Oggi ha trascorso una giornata ricca di appuntamenti qui a Agnone, cito la
visita alle scuole superiori, alla struttura che un tempo fu adibita a campo di
concentramento e poi alla Fonderia delle Campane Marinelli. Che idea si è fatto
di Agnone e della sua storia?
"Mi sono davvero innamorato di Agnone, sono sincero! E’ una cittadina favolosa
ed ho particolarmente apprezzato il suo centro storico: tutti i palazzi, i
portoni, le botteghe; amo molto questo genere di cose.
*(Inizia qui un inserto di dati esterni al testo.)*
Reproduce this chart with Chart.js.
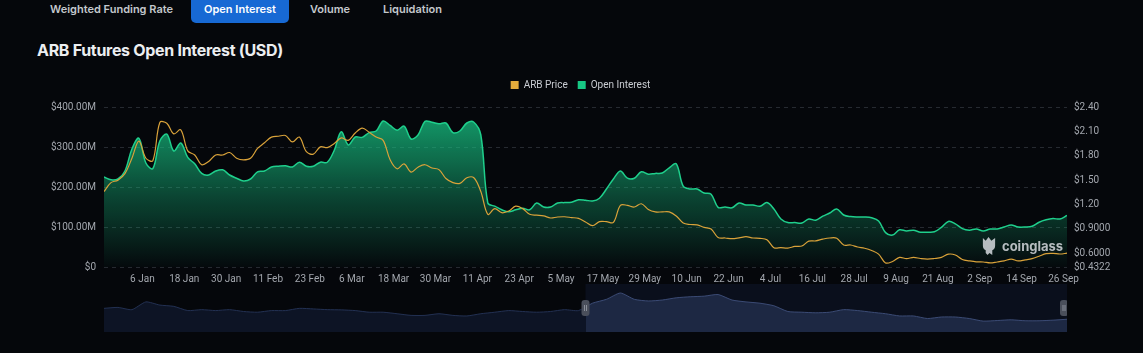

Le persone sono molto
gentili per quello che ho potuto constatare e sono rimasto molto stupito dagli
studenti delle scuole superiori con cui questa mattina ho avuto un incontro
perché ho fatto molti convegni presso le università e questi ragazzi avevano
molte più domande da pormi rispetto agli studenti universitari, erano totalmente
coinvolti ed interessati alle mie parole, alle mie esperienze, a ciò che
raccontavo loro. Nonostante si trattasse di un argomento piuttosto difficile e
drammatico, avevo l’attenzione di ogni singolo studente. Ne sono rimasto
impressionato e mi sono entrati davvero nel cuore. I ragazzi dell’Istituto
Alberghiero, inoltre, mi hanno addirittura preparato, insieme ai loro
insegnanti, un ottimo pranzo che non dimenticherò di certo! Vorrei davvero
tornare in futuro, tornare a vedere la Fonderia (Marinelli n.d.r) che oggi mi ha
fatto uno splendido dono e magari, perché no, scrivere anche un libro di poesie
su questa bellissima città e sulla sua storia."